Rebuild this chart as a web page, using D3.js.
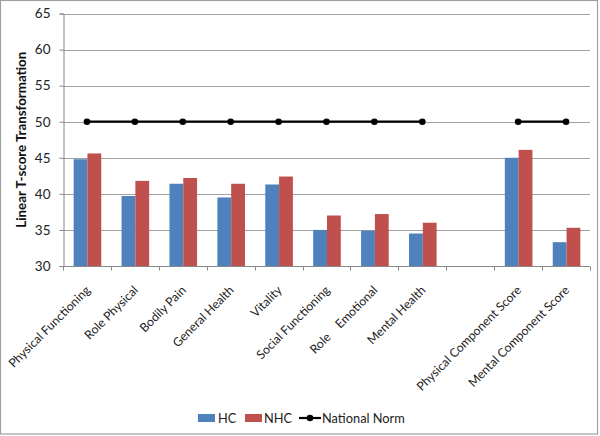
<!DOCTYPE html>
<html><head><meta charset="utf-8">
<script src="https://cdn.jsdelivr.net/npm/d3@7"></script>
<style>body{margin:0;background:#fff}svg{display:block}text{font-family:Lato,"Open Sans",sans-serif}</style>
</head><body><svg id="c" width="600" height="436"></svg>
<script>
const categories = ["Physical Functioning","Role Physical","Bodily Pain","General Health","Vitality","Social Functioning","Role    Emotional","Mental Health","","Physical Component Score","Mental Component Score"];
const hcValues  = [44.8, 39.7, 41.4, 39.5, 41.3, 35.0, 34.9, 34.5, null, 45.0, 33.3];
const nhcValues = [45.6, 41.8, 42.2, 41.4, 42.4, 37.0, 37.2, 36.0, null, 46.1, 35.3];
const normValues = [50, 50, 50, 50, 50, 50, 50, 50, null, 50, 50];
const yTicks = [30, 35, 40, 45, 50, 55, 60, 65];
const seriesNames = ["HC", "NHC", "National Norm"];
const colors = {HC: "#4F81BD", NHC: "#C0504D", norm: "#000"};

const svg = d3.select("#c");
svg.append("rect").attr("x",0.5).attr("y",0.5).attr("width",597).attr("height",433.5)
  .attr("fill","#fff").attr("stroke","#a0a0a0").attr("stroke-width",1.2);

const L = 63, R = 590, T = 13.5, B = 266;
const idx = categories.map((_, i) => i);
const x = d3.scaleBand().domain(idx).range([L, R]).paddingInner(0).paddingOuter(0);
const y = d3.scaleLinear().domain([30, 65]).range([B, T]);
const inner = d3.scaleBand().domain(["HC","NHC"]).range([0, 27.6]);
const off = (x.bandwidth() - 27.6) / 2 + 0.5;

// grid
svg.append("g").selectAll("line").data(yTicks.filter(t => t > 30)).join("line")
  .attr("x1", L).attr("x2", R).attr("y1", d => Math.round(y(d)) + 0.5).attr("y2", d => Math.round(y(d)) + 0.5)
  .attr("stroke", "#a0a0a0").attr("stroke-width", 1);

// y axis
const yAxis = svg.append("g").attr("transform", `translate(${L + 0.5},0)`)
  .call(d3.axisLeft(y).tickValues(yTicks).tickSize(4).tickPadding(9));
yAxis.select(".domain").attr("stroke", "#888");
yAxis.selectAll(".tick line").attr("stroke", "#888");
yAxis.selectAll("text").attr("font-size", 13.5).attr("fill", "#222").style("font-family", "Lato");

// bars
const data = idx.map(i => ({i, HC: hcValues[i], NHC: nhcValues[i]}));
["HC","NHC"].forEach(s => {
  svg.append("g").selectAll("rect").data(data.filter(d => d[s] != null)).join("rect")
    .attr("x", d => x(d.i) + off + inner(s)).attr("width", inner.bandwidth())
    .attr("y", d => y(d[s])).attr("height", d => y(30) - y(d[s]))
    .attr("fill", colors[s]);
});

// x axis
const xAxis = svg.append("g").attr("transform", `translate(0,${Math.round(B) + 0.5})`);
xAxis.append("line").attr("x1", L).attr("x2", R).attr("stroke", "#888");
const bounds = idx.map(i => x(i)).concat([R]);
xAxis.selectAll(".tk").data(bounds).join("line").attr("class","tk")
  .attr("x1", d => Math.round(d) + 0.5).attr("x2", d => Math.round(d) + 0.5).attr("y1", 0).attr("y2", 4).attr("stroke", "#888");
svg.append("g").selectAll("text").data(idx.filter(i => categories[i])).join("text")
  .attr("transform", i => `translate(${x(i) + x.bandwidth()/2 + 4},${291}) rotate(-45)`)
  .attr("text-anchor", "end").attr("font-size", 12.2).attr("fill", "#222")
  .style("white-space", "pre").text(i => categories[i]);

// national norm line
const line = d3.line().defined(d => d != null)
  .x((d, i) => x(i) + x.bandwidth()/2).y(d => y(d));
svg.append("path").datum(normValues).attr("d", line).attr("fill", "none")
  .attr("stroke", colors.norm).attr("stroke-width", 2.2);
svg.append("g").selectAll("circle").data(idx.filter(i => normValues[i] != null)).join("circle")
  .attr("cx", i => x(i) + x.bandwidth()/2).attr("cy", i => y(normValues[i])).attr("r", 3.3).attr("fill", colors.norm);

// y label
svg.append("text").attr("transform", `translate(26,${(T + B)/2}) rotate(-90)`)
  .attr("text-anchor", "middle").attr("font-size", 13.3).attr("font-weight", "bold").attr("fill", "#111")
  .text("Linear T-score Transformation");

// legend
const lg = svg.append("g").attr("transform", "translate(0,418)");
const fs = 12.8;
lg.append("rect").attr("x", 198).attr("y", -4).attr("width", 17).attr("height", 8).attr("fill", colors.HC);
lg.append("text").attr("x", 218).attr("dy", "0.36em").attr("font-size", fs).attr("fill", "#222").text(seriesNames[0]);
lg.append("rect").attr("x", 245).attr("y", -4).attr("width", 17).attr("height", 8).attr("fill", colors.NHC);
lg.append("text").attr("x", 264).attr("dy", "0.36em").attr("font-size", fs).attr("fill", "#222").text(seriesNames[1]);
lg.append("line").attr("x1", 299).attr("x2", 321).attr("stroke", "#000").attr("stroke-width", 2.2);
lg.append("circle").attr("cx", 310).attr("r", 3.3).attr("fill", "#000");
lg.append("text").attr("x", 322).attr("dy", "0.36em").attr("font-size", fs).attr("fill", "#222").text(seriesNames[2]);
</script></body></html>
******************************
What you need to do: Repeat verbatim all the material, but not the pictures.

Task solution:
Rebuild this chart as a web page, using D3.js.
<!DOCTYPE html>
<html><head><meta charset="utf-8">
<script src="https://cdn.jsdelivr.net/npm/d3@7"></script>
<style>body{margin:0;background:#fff}svg{display:block}text{font-family:Lato,"Open Sans",sans-serif}</style>
</head><body><svg id="c" width="600" height="436"></svg>
<script>
const categories = ["Physical Functioning","Role Physical","Bodily Pain","General Health","Vitality","Social Functioning","Role    Emotional","Mental Health","","Physical Component Score","Mental Component Score"];
const hcValues  = [44.8, 39.7, 41.4, 39.5, 41.3, 35.0, 34.9, 34.5, null, 45.0, 33.3];
const nhcValues = [45.6, 41.8, 42.2, 41.4, 42.4, 37.0, 37.2, 36.0, null, 46.1, 35.3];
const normValues = [50, 50, 50, 50, 50, 50, 50, 50, null, 50, 50];
const yTicks = [30, 35, 40, 45, 50, 55, 60, 65];
const seriesNames = ["HC", "NHC", "National Norm"];
const colors = {HC: "#4F81BD", NHC: "#C0504D", norm: "#000"};

const svg = d3.select("#c");
svg.append("rect").attr("x",0.5).attr("y",0.5).attr("width",597).attr("height",433.5)
  .attr("fill","#fff").attr("stroke","#a0a0a0").attr("stroke-width",1.2);

const L = 63, R = 590, T = 13.5, B = 266;
const idx = categories.map((_, i) => i);
const x = d3.scaleBand().domain(idx).range([L, R]).paddingInner(0).paddingOuter(0);
const y = d3.scaleLinear().domain([30, 65]).range([B, T]);
const inner = d3.scaleBand().domain(["HC","NHC"]).range([0, 27.6]);
const off = (x.bandwidth() - 27.6) / 2 + 0.5;

// grid
svg.append("g").selectAll("line").data(yTicks.filter(t => t > 30)).join("line")
  .attr("x1", L).attr("x2", R).attr("y1", d => Math.round(y(d)) + 0.5).attr("y2", d => Math.round(y(d)) + 0.5)
  .attr("stroke", "#a0a0a0").attr("stroke-width", 1);

// y axis
const yAxis = svg.append("g").attr("transform", `translate(${L + 0.5},0)`)
  .call(d3.axisLeft(y).tickValues(yTicks).tickSize(4).tickPadding(9));
yAxis.select(".domain").attr("stroke", "#888");
yAxis.selectAll(".tick line").attr("stroke", "#888");
yAxis.selectAll("text").attr("font-size", 13.5).attr("fill", "#222").style("font-family", "Lato");

// bars
const data = idx.map(i => ({i, HC: hcValues[i], NHC: nhcValues[i]}));
["HC","NHC"].forEach(s => {
  svg.append("g").selectAll("rect").data(data.filter(d => d[s] != null)).join("rect")
    .attr("x", d => x(d.i) + off + inner(s)).attr("width", inner.bandwidth())
    .attr("y", d => y(d[s])).attr("height", d => y(30) - y(d[s]))
    .attr("fill", colors[s]);
});

// x axis
const xAxis = svg.append("g").attr("transform", `translate(0,${Math.round(B) + 0.5})`);
xAxis.append("line").attr("x1", L).attr("x2", R).attr("stroke", "#888");
const bounds = idx.map(i => x(i)).concat([R]);
xAxis.selectAll(".tk").data(bounds).join("line").attr("class","tk")
  .attr("x1", d => Math.round(d) + 0.5).attr("x2", d => Math.round(d) + 0.5).attr("y1", 0).attr("y2", 4).attr("stroke", "#888");
svg.append("g").selectAll("text").data(idx.filter(i => categories[i])).join("text")
  .attr("transform", i => `translate(${x(i) + x.bandwidth()/2 + 4},${291}) rotate(-45)`)
  .attr("text-anchor", "end").attr("font-size", 12.2).attr("fill", "#222")
  .style("white-space", "pre").text(i => categories[i]);

// national norm line
const line = d3.line().defined(d => d != null)
  .x((d, i) => x(i) + x.bandwidth()/2).y(d => y(d));
svg.append("path").datum(normValues).attr("d", line).attr("fill", "none")
  .attr("stroke", colors.norm).attr("stroke-width", 2.2);
svg.append("g").selectAll("circle").data(idx.filter(i => normValues[i] != null)).join("circle")
  .attr("cx", i => x(i) + x.bandwidth()/2).attr("cy", i => y(normValues[i])).attr("r", 3.3).attr("fill", colors.norm);

// y label
svg.append("text").attr("transform", `translate(26,${(T + B)/2}) rotate(-90)`)
  .attr("text-anchor", "middle").attr("font-size", 13.3).attr("font-weight", "bold").attr("fill", "#111")
  .text("Linear T-score Transformation");

// legend
const lg = svg.append("g").attr("transform", "translate(0,418)");
const fs = 12.8;
lg.append("rect").attr("x", 198).attr("y", -4).attr("width", 17).attr("height", 8).attr("fill", colors.HC);
lg.append("text").attr("x", 218).attr("dy", "0.36em").attr("font-size", fs).attr("fill", "#222").text(seriesNames[0]);
lg.append("rect").attr("x", 245).attr("y", -4).attr("width", 17).attr("height", 8).attr("fill", colors.NHC);
lg.append("text").attr("x", 264).attr("dy", "0.36em").attr("font-size", fs).attr("fill", "#222").text(seriesNames[1]);
lg.append("line").attr("x1", 299).attr("x2", 321).attr("stroke", "#000").attr("stroke-width", 2.2);
lg.append("circle").attr("cx", 310).attr("r", 3.3).attr("fill", "#000");
lg.append("text").attr("x", 322).attr("dy", "0.36em").attr("font-size", fs).attr("fill", "#222").text(seriesNames[2]);
</script></body></html>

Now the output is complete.